I wanted to talk about Jesus being the gift of the season, and talk about why people say that Jesus was a gift. I had the fantastic idea to wrap up 3 baby Jesus' from various nativity scenes, then let the kids open them to start off the lesson.

Then I wanted to talk about giving to others, about people who don't have everything they want, and sometimes not even the things they need. Each of the kids had taken an ornament from the school's giving tree, and I wanted them to somehow feel a connection to what we were doing- some sacrifice of things we have to give to those who don't.

So, we started off. They were SUPER excited to open a present-- then disappointed that it wasn't a toy. But, no big deal, we kept on. I then had them think of what they would do if they had $20 just to themselves to buy whatever they wanted. After they each named various things, we talked about all the things we have and how some people don't have all those things. I handed them each a giftcard for $20, and told them they could each choose to keep it or to give it to the giving tree at school.

Ugh. It was heartwrenching for them! We actually had to talk about it a long, long time to get them to "choose" to give it away. Jack held onto his for the longest time.... he just wanted a Monster Truck! Finally, with some gentle coaxing from Daddy, he too gave his up.
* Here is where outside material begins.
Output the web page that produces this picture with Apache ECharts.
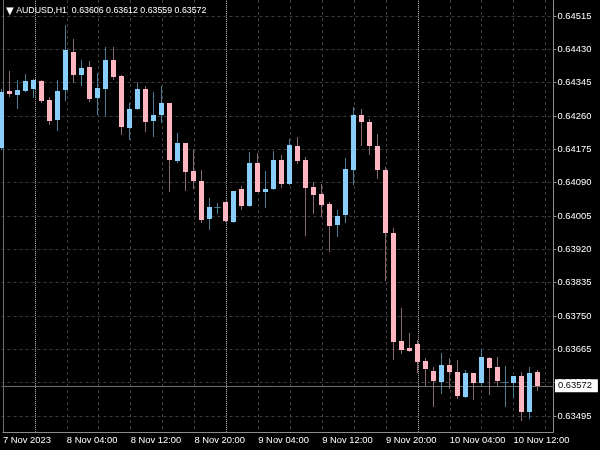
<!DOCTYPE html>
<html>
<head>
<meta charset="utf-8">
<script src="https://cdn.jsdelivr.net/npm/echarts@6/dist/echarts.min.js"></script>
<style>
html,body{margin:0;padding:0;background:#000;}
#c{width:600px;height:450px;}
</style>
</head>
<body>
<div id="c"></div>
<script>
// ---- data (hourly bars, first bar = 7 Nov 2023 20:00) ----
var opens  = [0.64178,0.64324,0.64314,0.64325,0.64330,0.64349,0.64300,0.64250,0.64327,0.64424,
              0.64364,0.64384,0.64305,0.64330,0.64403,0.64362,0.64229,0.64277,0.64328,0.64248,
              0.64263,0.64292,0.64146,0.64190,0.64120,0.64094,0.63997,0.64027,0.64040,0.63990,
              0.64073,0.64030,0.64139,0.64067,0.64073,0.64147,0.64086,0.64184,0.64147,0.64078,
              0.64062,0.64035,0.63983,0.64007,0.64123,0.64262,0.64244,0.64184,0.64123,0.63961,
              0.63685,0.63668,0.63678,0.63636,0.63611,0.63581,0.63626,0.63608,0.63544,0.63604,
              0.63578,0.63643,0.63619,0.63581,0.63580,0.63596,0.63506,0.63606];
var highs  = [0.64330,0.64375,0.64352,0.64367,0.64355,0.64352,0.64308,0.64352,0.64492,0.64456,
              0.64403,0.64400,0.64370,0.64435,0.64435,0.64365,0.64292,0.64347,0.64336,0.64322,
              0.64336,0.64294,0.64217,0.64191,0.64176,0.64122,0.64050,0.64037,0.64041,0.64070,
              0.64082,0.64168,0.64165,0.64120,0.64170,0.64161,0.64201,0.64207,0.64156,0.64091,
              0.64087,0.64040,0.64020,0.64152,0.64284,0.64277,0.64252,0.64213,0.64131,0.63974,
              0.63770,0.63706,0.63689,0.63642,0.63621,0.63655,0.63642,0.63638,0.63612,0.63605,
              0.63665,0.63646,0.63646,0.63622,0.63598,0.63607,0.63619,0.63612];
var lows   = [0.64173,0.64308,0.64277,0.64322,0.64305,0.64292,0.64238,0.64223,0.64299,0.64343,
              0.64337,0.64296,0.64263,0.64261,0.64352,0.64212,0.64199,0.64275,0.64220,0.64206,
              0.64241,0.64067,0.64139,0.64070,0.64074,0.63986,0.63969,0.64010,0.63990,0.63988,
              0.64020,0.64027,0.64066,0.64026,0.64071,0.64076,0.64084,0.64137,0.63955,0.64010,
              0.64003,0.63914,0.63952,0.63986,0.64084,0.64184,0.64161,0.64099,0.63839,0.63638,
              0.63653,0.63659,0.63604,0.63568,0.63517,0.63550,0.63563,0.63538,0.63540,0.63536,
              0.63571,0.63548,0.63570,0.63519,0.63542,0.63483,0.63487,0.63559];
var closes = [0.64322,0.64316,0.64326,0.64348,0.64351,0.64299,0.64247,0.64324,0.64428,0.64365,
              0.64382,0.64303,0.64331,0.64403,0.64360,0.64231,0.64278,0.64329,0.64245,0.64263,
              0.64292,0.64148,0.64192,0.64118,0.64095,0.63995,0.64029,0.64028,0.63993,0.64069,
              0.64031,0.64140,0.64067,0.64074,0.64147,0.64086,0.64186,0.64145,0.64077,0.64059,
              0.64032,0.63980,0.64005,0.64124,0.64262,0.64245,0.64183,0.64122,0.63962,0.63683,
              0.63664,0.63661,0.63632,0.63614,0.63584,0.63625,0.63606,0.63545,0.63605,0.63579,
              0.63645,0.63617,0.63585,0.63582,0.63597,0.63506,0.63605,0.63572];
var tickLabels = ['7 Nov 2023','8 Nov 04:00','8 Nov 12:00','8 Nov 20:00','9 Nov 04:00',
                  '9 Nov 12:00','9 Nov 20:00','10 Nov 04:00','10 Nov 12:00'];
var daySeparators = [4, 28, 52];
var lastPrice = 0.63572;
var symbolName = 'AUDUSD,H1';
var ohlcText = '0.63606 0.63612 0.63559 0.63572';

// categories: hourly slots (70 slots, the last two are empty chart shift)
var categories = [];
(function(){
  var d = 7, h = 20;
  for (var i = 0; i < 70; i++) {
    categories.push(d + ' Nov ' + (h < 10 ? '0' : '') + h + ':00');
    h++; if (h === 24) { h = 0; d++; }
  }
})();

var candleData = opens.map(function(o, i){ return [i, o, closes[i], lows[i], highs[i]]; });

var BULL = '#87cefa', BEAR = '#ffb6c1', BULL_W = '#4d7a95', BEAR_W = '#8a6870';
var FONT = 'Liberation Sans';
var GRID_L = 1.5, GRID_R = 46.5;

var chart = echarts.init(document.getElementById('c'), null, {renderer: 'canvas'});
chart.setOption({
  backgroundColor: '#000000',
  animation: false,
  title: {
    text: '{t|\u25BC} ' + symbolName + '  ' + ohlcText, left: 1, top: 1,
    textStyle: {color: '#ffffff', fontSize: 8.8, fontWeight: 'normal', fontFamily: FONT,
                rich: {t: {fontSize: 10, color: '#ffffff', fontFamily: 'DejaVu Sans'}}}
  },
  grid: [
    {left: GRID_L, right: GRID_R, top: 16, bottom: 0.667},
    {left: GRID_L, right: GRID_R, top: 0, bottom: 18}
  ],
  xAxis: [
    {type: 'category', gridIndex: 0, data: categories, boundaryGap: false, show: false},
    {type: 'category', gridIndex: 1, data: categories, boundaryGap: false,
     axisLine: {show: true, lineStyle: {color: '#8c8c8c', width: 1}},
     axisTick: {show: false},
     splitLine: {show: true, interval: function(i){ return i % 4 === 0 && i > 0; },
                 lineStyle: {color: '#3c3c3c', type: [3, 3], width: 1}},
     axisLabel: {show: true, color: '#ffffff', fontSize: 9.4, fontFamily: FONT, align: 'left', margin: 4,
                 interval: function(i){ return i % 8 === 0; },
                 formatter: function(v, i){ return (i % 8 === 0 && tickLabels[i / 8]) ? tickLabels[i / 8] : ''; }}
    }
  ],
  yAxis: [
    {type: 'value', gridIndex: 0, position: 'right', min: 0.63410, max: 0.64515, interval: 0.00085,
     axisLine: {show: false},
     axisTick: {show: true, length: 3, lineStyle: {color: '#8c8c8c'}},
     splitLine: {show: true, showMinLine: false, showMaxLine: true,
                 lineStyle: {color: '#3c3c3c', type: [3, 3], width: 1}},
     axisLabel: {color: '#ffffff', fontSize: 9.4, fontFamily: FONT, margin: 4,
                 showMinLabel: false, showMaxLabel: true,
                 formatter: function(v){ return v < 0.6345 ? '' : v.toFixed(5); }}
    },
    {type: 'value', gridIndex: 1, position: 'right', min: 0, max: 1,
     axisLine: {show: true, lineStyle: {color: '#8c8c8c', width: 1}},
     axisTick: {show: false}, axisLabel: {show: false}, splitLine: {show: false}
    },
    {type: 'value', gridIndex: 1, position: 'left', min: 0, max: 1,
     axisLine: {show: true, lineStyle: {color: '#6e6e6e', width: 1}},
     axisTick: {show: false}, axisLabel: {show: false}, splitLine: {show: false}
    }
  ],
  series: [
    {
      type: 'line', xAxisIndex: 1, yAxisIndex: 1, data: [], silent: true,
      markLine: {
        silent: true, symbol: ['none', 'none'], label: {show: false},
        lineStyle: {color: '#9a9a9a', type: [1, 1], width: 1},
        data: daySeparators.map(function(i){ return {xAxis: categories[i]}; })
      }
    },
    {
      type: 'line', xAxisIndex: 0, yAxisIndex: 0, data: [], silent: true, z: 6,
      markLine: {
        silent: true, symbol: ['none', 'none'],
        lineStyle: {color: '#6e6e6e', type: 'solid', width: 1},
        label: {show: true, position: 'end', distance: 1.5, formatter: lastPrice.toFixed(5),
                color: '#000000', backgroundColor: '#ffffff', padding: [2, 6, 2, 3],
                fontSize: 9.4, fontFamily: FONT},
        data: [[{coord: [categories[0], lastPrice]}, {coord: [categories[categories.length - 1], lastPrice]}]]
      }
    },
    {
      type: 'custom', xAxisIndex: 0, yAxisIndex: 0, data: candleData,
      encode: {x: 0, y: [1, 2, 3, 4]},
      renderItem: function(params, api){
        var i = api.value(0), o = api.value(1), c = api.value(2), l = api.value(3), h = api.value(4);
        var pO = api.coord([i, o]), pC = api.coord([i, c]), pL = api.coord([i, l]), pH = api.coord([i, h]);
        var x = pO[0];
        var bull = c >= o;
        var top = Math.round(Math.min(pO[1], pC[1])), bot = Math.round(Math.max(pO[1], pC[1]));
        var wick = bull ? BULL_W : BEAR_W;
        var kids = [{type: 'line', shape: {x1: x, y1: Math.round(pH[1]), x2: x, y2: Math.round(pL[1])},
                     style: {stroke: wick, lineWidth: 1}}];
        if (bot - top < 1) {
          kids.push({type: 'line', shape: {x1: x - 3, y1: top + 0.5, x2: x + 3, y2: top + 0.5},
                     style: {stroke: wick, lineWidth: 1}});
        } else {
          kids.push({type: 'rect', shape: {x: x - 2.5, y: top, width: 5, height: bot - top},
                     style: {fill: bull ? BULL : BEAR}});
        }
        return {type: 'group', children: kids};
      },
      z: 5
    }
  ]
});
</script>
</body>
</html>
As I was tucking them into bed, Jack had the saddest look on his face- he said "I just wanted to keep the $20!" I felt so bad! I knew that we had taught them about giving, but first they opened a present that wasn't really a present, then I gave them each money and made them give it right back! Maybe it did teach them, but I don't know if it was the best way to go about it!
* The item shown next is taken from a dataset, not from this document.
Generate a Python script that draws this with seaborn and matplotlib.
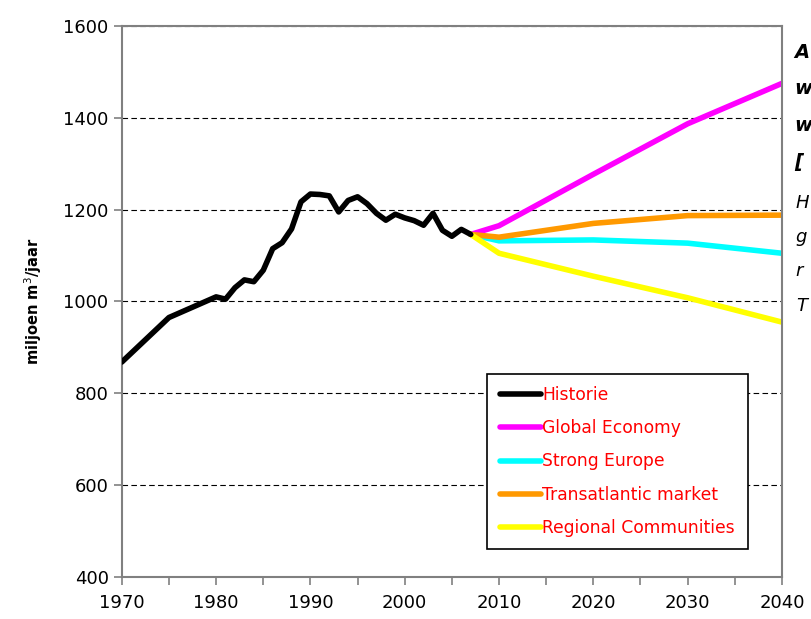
import pandas as pd
import matplotlib
matplotlib.use('Agg')
import matplotlib.pyplot as plt
import seaborn as sns

# Historic data
hist_years = [1970, 1975, 1980, 1981, 1982, 1983, 1984, 1985, 1986, 1987, 1988,
              1989, 1990, 1991, 1992, 1993, 1994, 1995, 1996, 1997, 1998, 1999,
              2000, 2001, 2002, 2003, 2004, 2005, 2006, 2007]
hist_values = [868, 965, 1010, 1005, 1030, 1047, 1043, 1068, 1115, 1128, 1158,
               1217, 1234, 1233, 1230, 1195, 1220, 1228, 1213, 1192, 1177, 1190,
               1182, 1176, 1166, 1192, 1155, 1142, 1157, 1146]

# Scenarios
scen_years = [2007, 2010, 2020, 2030, 2040]
global_economy = [1146, 1165, 1277, 1387, 1475]
strong_europe = [1146, 1132, 1134, 1127, 1105]
transatlantic = [1146, 1140, 1170, 1187, 1188]
regional = [1146, 1105, 1055, 1008, 955]

series_names = ['Historie', 'Global Economy', 'Strong Europe',
                'Transatlantic market', 'Regional Communities']
colors = ['black', '#ff00ff', '#00ffff', '#ff9900', '#ffff00']

x_ticks = [1970, 1980, 1990, 2000, 2010, 2020, 2030, 2040]
y_ticks = [400, 600, 800, 1000, 1200, 1400, 1600]

# Build long-form dataframe
frames = [pd.DataFrame({'jaar': hist_years, 'waarde': hist_values, 'serie': series_names[0]})]
for name, vals in zip(series_names[1:], [global_economy, strong_europe, transatlantic, regional]):
    frames.append(pd.DataFrame({'jaar': scen_years, 'waarde': vals, 'serie': name}))
df = pd.concat(frames, ignore_index=True)

sns.set_style('white')
plt.rcParams['font.family'] = ['DejaVu Sans']

fig = plt.figure(figsize=(8.12, 6.19), dpi=100)
ax = fig.add_axes([0.150, 0.068, 0.813, 0.890])

# draw scenarios first so historic line sits on top at the junction
order = series_names[1:] + series_names[:1]
for name in order:
    sub = df[df['serie'] == name]
    sns.lineplot(data=sub, x='jaar', y='waarde', color=colors[series_names.index(name)],
                 linewidth=4, ax=ax, label=name, zorder=3 if name == 'Historie' else 2)

ax.set_xlim(1970, 2040)
ax.set_ylim(400, 1600)
ax.set_xticks(x_ticks)
ax.set_xticks(range(1975, 2040, 10), minor=True)
ax.set_yticks(y_ticks)
ax.tick_params(axis='both', which='both', direction='out', length=6, width=1.2,
               color='#808080', left=True, bottom=True, labelsize=13,
               labelcolor='black')
ax.tick_params(axis='x', pad=6)
ax.grid(axis='y', which='major', linestyle=(0, (5, 3)), color='black', linewidth=0.8)
ax.grid(axis='x', visible=False)
for s in ax.spines.values():
    s.set_color('#808080')
    s.set_linewidth(1.5)

ax.set_xlabel('')
ax.set_ylabel('miljoen m$^3$/jaar', fontsize=10.5, fontweight='bold', labelpad=14,
              color='black')

handles, labels = ax.get_legend_handles_labels()
hmap = dict(zip(labels, handles))
leg = ax.legend([hmap[n] for n in series_names], series_names,
                loc='lower left', bbox_to_anchor=(0.553, 0.05),
                fancybox=False, edgecolor='black', framealpha=1,
                fontsize=12.3, labelspacing=0.88, handlelength=2.4,
                handletextpad=0.1, borderpad=0.75, borderaxespad=0)
leg.get_frame().set_linewidth(1.2)
for t in leg.get_texts():
    t.set_color('red')

# side text at the right edge (cut off in the original)
side_bold = ['A', 'w', 'w', '[']
side_ital = ['H', 'g', 'r', 'T']
ys_bold = [0.915, 0.857, 0.797, 0.738]
ys_ital = [0.672, 0.617, 0.562, 0.506]
for t, y in zip(side_bold, ys_bold):
    fig.text(0.978, y, t, fontsize=14, fontweight='bold', style='italic',
             va='center', color='black')
for t, y in zip(side_ital, ys_ital):
    fig.text(0.980, y, t, fontsize=13, style='italic', va='center', color='black')

plt.savefig('out.png', dpi=100)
I guess it's official- I screw up sometimes!


ali said...

Hey-- I'm impressed with the whole thing, you're lightyears ahead of us on that topic!

Cecilee said...

Awww! That does sound kinda sad. That's impressive that you got them to give up the money. It could have been worse... they could've decided to keep it. ;o)

Percy2626 said...

An organization where I live, just did something similar. They gave families gift cards to a store and had the kids all go buy toys with the gift cards. Things they would be happy to see under the tree. Then all those toys were giving to a charity that wraps the presents and delivers them to those in need. It was a great time for everyone. Maybe next year you could do something like that and then do something for a treat to celebrate giving with the children afterwards. Your Family Home Evening was a great idea! Giving and not wanting everything for themselves takes children a long time to really grasp. My daughter is 4 and we donate most of our Halloween loot to the food bank here. It was more meaningful for her this year as I took her to the food bank with me and she got to deliver some of it inside. Then when we were getting ready to leave, we saw a family with a little girl go into the food bank to get some food for their family. So then I had a chance to explain it some more to her. Instead of just telling her we are giving things to others I tell her we are sharing what we have. Good luck with your next giving teaching moments.

Merilee said...

It might seem like it was mean, and horrbile, but I am sure sometime (at a much later date) they will remember that experience, and it will mean something special to them! We do something similar to that, but I actually love that you have them a gift card and had them give it up...thanks for the idea!

colleensewnsew said...

That reminds me of last year when we took the kids shopping for the foster kids -- not a fun "spending time with grandparents" experience. But, the learning process is more stamped in your mind the more painful it is. You do a great job as a parent.